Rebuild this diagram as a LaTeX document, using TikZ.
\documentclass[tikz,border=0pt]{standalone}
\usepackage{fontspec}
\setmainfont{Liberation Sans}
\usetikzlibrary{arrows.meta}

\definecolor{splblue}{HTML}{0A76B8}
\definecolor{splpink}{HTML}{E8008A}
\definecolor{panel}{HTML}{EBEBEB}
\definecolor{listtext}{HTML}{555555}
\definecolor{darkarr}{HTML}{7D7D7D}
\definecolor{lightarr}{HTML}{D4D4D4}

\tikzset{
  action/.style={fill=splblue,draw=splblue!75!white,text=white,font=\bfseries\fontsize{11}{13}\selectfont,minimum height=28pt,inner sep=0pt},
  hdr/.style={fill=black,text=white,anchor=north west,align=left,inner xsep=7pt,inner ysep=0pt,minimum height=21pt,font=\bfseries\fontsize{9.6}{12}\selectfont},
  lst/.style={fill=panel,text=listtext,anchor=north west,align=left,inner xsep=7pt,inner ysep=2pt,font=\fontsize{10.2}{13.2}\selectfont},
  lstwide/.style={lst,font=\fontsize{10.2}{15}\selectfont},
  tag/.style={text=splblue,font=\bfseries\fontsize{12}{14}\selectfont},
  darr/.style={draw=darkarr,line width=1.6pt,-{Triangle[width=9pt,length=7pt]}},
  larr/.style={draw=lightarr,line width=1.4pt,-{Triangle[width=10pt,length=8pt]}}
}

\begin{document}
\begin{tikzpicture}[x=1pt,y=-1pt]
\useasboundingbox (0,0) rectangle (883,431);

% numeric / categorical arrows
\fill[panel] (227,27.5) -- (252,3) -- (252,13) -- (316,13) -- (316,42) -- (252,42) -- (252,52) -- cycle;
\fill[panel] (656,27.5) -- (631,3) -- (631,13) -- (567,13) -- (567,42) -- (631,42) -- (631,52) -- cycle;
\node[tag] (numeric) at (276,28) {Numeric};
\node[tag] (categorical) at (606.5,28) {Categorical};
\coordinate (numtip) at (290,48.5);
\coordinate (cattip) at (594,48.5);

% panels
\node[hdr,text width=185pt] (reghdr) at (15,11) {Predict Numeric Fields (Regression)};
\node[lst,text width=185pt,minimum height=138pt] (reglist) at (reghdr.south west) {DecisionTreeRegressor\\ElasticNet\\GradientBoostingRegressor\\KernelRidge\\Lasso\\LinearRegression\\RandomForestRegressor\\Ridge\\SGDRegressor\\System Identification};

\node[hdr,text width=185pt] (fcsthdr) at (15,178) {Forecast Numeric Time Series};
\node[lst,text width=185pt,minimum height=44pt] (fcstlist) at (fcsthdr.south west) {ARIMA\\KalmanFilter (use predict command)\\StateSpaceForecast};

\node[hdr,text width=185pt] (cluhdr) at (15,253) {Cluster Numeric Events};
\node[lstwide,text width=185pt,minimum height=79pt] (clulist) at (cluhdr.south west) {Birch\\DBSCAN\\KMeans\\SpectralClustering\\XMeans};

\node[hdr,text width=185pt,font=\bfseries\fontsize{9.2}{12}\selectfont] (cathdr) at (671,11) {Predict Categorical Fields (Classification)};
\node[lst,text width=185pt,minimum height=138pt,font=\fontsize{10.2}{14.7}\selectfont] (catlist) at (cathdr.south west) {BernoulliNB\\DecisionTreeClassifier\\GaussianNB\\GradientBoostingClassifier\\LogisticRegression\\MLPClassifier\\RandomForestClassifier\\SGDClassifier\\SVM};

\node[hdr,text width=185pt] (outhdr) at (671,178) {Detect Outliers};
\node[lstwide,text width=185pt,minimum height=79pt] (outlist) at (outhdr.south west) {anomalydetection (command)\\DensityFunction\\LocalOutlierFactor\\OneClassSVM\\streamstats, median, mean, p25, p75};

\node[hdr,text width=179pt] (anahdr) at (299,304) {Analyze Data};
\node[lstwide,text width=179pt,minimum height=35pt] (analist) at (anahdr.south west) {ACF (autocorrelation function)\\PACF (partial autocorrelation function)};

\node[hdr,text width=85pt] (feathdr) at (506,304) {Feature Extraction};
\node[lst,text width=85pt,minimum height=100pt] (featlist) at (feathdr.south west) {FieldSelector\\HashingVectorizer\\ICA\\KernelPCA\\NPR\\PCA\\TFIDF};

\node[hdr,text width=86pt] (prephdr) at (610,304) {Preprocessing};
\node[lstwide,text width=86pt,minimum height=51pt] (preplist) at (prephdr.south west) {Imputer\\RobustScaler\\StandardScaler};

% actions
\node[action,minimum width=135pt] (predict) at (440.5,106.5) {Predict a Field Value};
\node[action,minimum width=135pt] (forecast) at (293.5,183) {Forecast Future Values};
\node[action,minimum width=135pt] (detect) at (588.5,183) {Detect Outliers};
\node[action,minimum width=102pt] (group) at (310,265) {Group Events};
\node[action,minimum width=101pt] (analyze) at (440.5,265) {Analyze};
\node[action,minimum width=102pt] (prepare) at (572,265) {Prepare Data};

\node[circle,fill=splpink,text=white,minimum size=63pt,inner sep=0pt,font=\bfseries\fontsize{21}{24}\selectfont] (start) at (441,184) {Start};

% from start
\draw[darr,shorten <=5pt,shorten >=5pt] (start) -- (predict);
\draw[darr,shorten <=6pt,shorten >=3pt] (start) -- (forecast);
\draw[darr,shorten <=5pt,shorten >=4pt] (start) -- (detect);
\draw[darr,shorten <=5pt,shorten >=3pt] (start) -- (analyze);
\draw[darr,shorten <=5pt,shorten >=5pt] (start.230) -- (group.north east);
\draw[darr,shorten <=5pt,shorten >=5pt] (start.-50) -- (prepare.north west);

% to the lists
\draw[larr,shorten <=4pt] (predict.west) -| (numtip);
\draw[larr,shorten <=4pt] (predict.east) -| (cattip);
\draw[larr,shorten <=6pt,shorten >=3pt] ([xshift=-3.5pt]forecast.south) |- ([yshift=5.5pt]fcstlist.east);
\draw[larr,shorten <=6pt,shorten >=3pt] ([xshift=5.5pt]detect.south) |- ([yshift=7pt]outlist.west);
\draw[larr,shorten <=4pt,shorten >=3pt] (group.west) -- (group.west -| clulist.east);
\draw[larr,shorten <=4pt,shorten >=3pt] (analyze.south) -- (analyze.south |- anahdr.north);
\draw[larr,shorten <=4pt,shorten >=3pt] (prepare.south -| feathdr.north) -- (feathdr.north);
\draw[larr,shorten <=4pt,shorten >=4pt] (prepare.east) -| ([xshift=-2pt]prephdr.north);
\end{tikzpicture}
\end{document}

------------------------------

TASK TO CARRY OUT:
Output the listing above exactly as it appears.

SOLUTION TO THE PROBLEM:
Rebuild this diagram as a LaTeX document, using TikZ.
\documentclass[tikz,border=0pt]{standalone}
\usepackage{fontspec}
\setmainfont{Liberation Sans}
\usetikzlibrary{arrows.meta}

\definecolor{splblue}{HTML}{0A76B8}
\definecolor{splpink}{HTML}{E8008A}
\definecolor{panel}{HTML}{EBEBEB}
\definecolor{listtext}{HTML}{555555}
\definecolor{darkarr}{HTML}{7D7D7D}
\definecolor{lightarr}{HTML}{D4D4D4}

\tikzset{
  action/.style={fill=splblue,draw=splblue!75!white,text=white,font=\bfseries\fontsize{11}{13}\selectfont,minimum height=28pt,inner sep=0pt},
  hdr/.style={fill=black,text=white,anchor=north west,align=left,inner xsep=7pt,inner ysep=0pt,minimum height=21pt,font=\bfseries\fontsize{9.6}{12}\selectfont},
  lst/.style={fill=panel,text=listtext,anchor=north west,align=left,inner xsep=7pt,inner ysep=2pt,font=\fontsize{10.2}{13.2}\selectfont},
  lstwide/.style={lst,font=\fontsize{10.2}{15}\selectfont},
  tag/.style={text=splblue,font=\bfseries\fontsize{12}{14}\selectfont},
  darr/.style={draw=darkarr,line width=1.6pt,-{Triangle[width=9pt,length=7pt]}},
  larr/.style={draw=lightarr,line width=1.4pt,-{Triangle[width=10pt,length=8pt]}}
}

\begin{document}
\begin{tikzpicture}[x=1pt,y=-1pt]
\useasboundingbox (0,0) rectangle (883,431);

% numeric / categorical arrows
\fill[panel] (227,27.5) -- (252,3) -- (252,13) -- (316,13) -- (316,42) -- (252,42) -- (252,52) -- cycle;
\fill[panel] (656,27.5) -- (631,3) -- (631,13) -- (567,13) -- (567,42) -- (631,42) -- (631,52) -- cycle;
\node[tag] (numeric) at (276,28) {Numeric};
\node[tag] (categorical) at (606.5,28) {Categorical};
\coordinate (numtip) at (290,48.5);
\coordinate (cattip) at (594,48.5);

% panels
\node[hdr,text width=185pt] (reghdr) at (15,11) {Predict Numeric Fields (Regression)};
\node[lst,text width=185pt,minimum height=138pt] (reglist) at (reghdr.south west) {DecisionTreeRegressor\\ElasticNet\\GradientBoostingRegressor\\KernelRidge\\Lasso\\LinearRegression\\RandomForestRegressor\\Ridge\\SGDRegressor\\System Identification};

\node[hdr,text width=185pt] (fcsthdr) at (15,178) {Forecast Numeric Time Series};
\node[lst,text width=185pt,minimum height=44pt] (fcstlist) at (fcsthdr.south west) {ARIMA\\KalmanFilter (use predict command)\\StateSpaceForecast};

\node[hdr,text width=185pt] (cluhdr) at (15,253) {Cluster Numeric Events};
\node[lstwide,text width=185pt,minimum height=79pt] (clulist) at (cluhdr.south west) {Birch\\DBSCAN\\KMeans\\SpectralClustering\\XMeans};

\node[hdr,text width=185pt,font=\bfseries\fontsize{9.2}{12}\selectfont] (cathdr) at (671,11) {Predict Categorical Fields (Classification)};
\node[lst,text width=185pt,minimum height=138pt,font=\fontsize{10.2}{14.7}\selectfont] (catlist) at (cathdr.south west) {BernoulliNB\\DecisionTreeClassifier\\GaussianNB\\GradientBoostingClassifier\\LogisticRegression\\MLPClassifier\\RandomForestClassifier\\SGDClassifier\\SVM};

\node[hdr,text width=185pt] (outhdr) at (671,178) {Detect Outliers};
\node[lstwide,text width=185pt,minimum height=79pt] (outlist) at (outhdr.south west) {anomalydetection (command)\\DensityFunction\\LocalOutlierFactor\\OneClassSVM\\streamstats, median, mean, p25, p75};

\node[hdr,text width=179pt] (anahdr) at (299,304) {Analyze Data};
\node[lstwide,text width=179pt,minimum height=35pt] (analist) at (anahdr.south west) {ACF (autocorrelation function)\\PACF (partial autocorrelation function)};

\node[hdr,text width=85pt] (feathdr) at (506,304) {Feature Extraction};
\node[lst,text width=85pt,minimum height=100pt] (featlist) at (feathdr.south west) {FieldSelector\\HashingVectorizer\\ICA\\KernelPCA\\NPR\\PCA\\TFIDF};

\node[hdr,text width=86pt] (prephdr) at (610,304) {Preprocessing};
\node[lstwide,text width=86pt,minimum height=51pt] (preplist) at (prephdr.south west) {Imputer\\RobustScaler\\StandardScaler};

% actions
\node[action,minimum width=135pt] (predict) at (440.5,106.5) {Predict a Field Value};
\node[action,minimum width=135pt] (forecast) at (293.5,183) {Forecast Future Values};
\node[action,minimum width=135pt] (detect) at (588.5,183) {Detect Outliers};
\node[action,minimum width=102pt] (group) at (310,265) {Group Events};
\node[action,minimum width=101pt] (analyze) at (440.5,265) {Analyze};
\node[action,minimum width=102pt] (prepare) at (572,265) {Prepare Data};

\node[circle,fill=splpink,text=white,minimum size=63pt,inner sep=0pt,font=\bfseries\fontsize{21}{24}\selectfont] (start) at (441,184) {Start};

% from start
\draw[darr,shorten <=5pt,shorten >=5pt] (start) -- (predict);
\draw[darr,shorten <=6pt,shorten >=3pt] (start) -- (forecast);
\draw[darr,shorten <=5pt,shorten >=4pt] (start) -- (detect);
\draw[darr,shorten <=5pt,shorten >=3pt] (start) -- (analyze);
\draw[darr,shorten <=5pt,shorten >=5pt] (start.230) -- (group.north east);
\draw[darr,shorten <=5pt,shorten >=5pt] (start.-50) -- (prepare.north west);

% to the lists
\draw[larr,shorten <=4pt] (predict.west) -| (numtip);
\draw[larr,shorten <=4pt] (predict.east) -| (cattip);
\draw[larr,shorten <=6pt,shorten >=3pt] ([xshift=-3.5pt]forecast.south) |- ([yshift=5.5pt]fcstlist.east);
\draw[larr,shorten <=6pt,shorten >=3pt] ([xshift=5.5pt]detect.south) |- ([yshift=7pt]outlist.west);
\draw[larr,shorten <=4pt,shorten >=3pt] (group.west) -- (group.west -| clulist.east);
\draw[larr,shorten <=4pt,shorten >=3pt] (analyze.south) -- (analyze.south |- anahdr.north);
\draw[larr,shorten <=4pt,shorten >=3pt] (prepare.south -| feathdr.north) -- (feathdr.north);
\draw[larr,shorten <=4pt,shorten >=4pt] (prepare.east) -| ([xshift=-2pt]prephdr.north);
\end{tikzpicture}
\end{document}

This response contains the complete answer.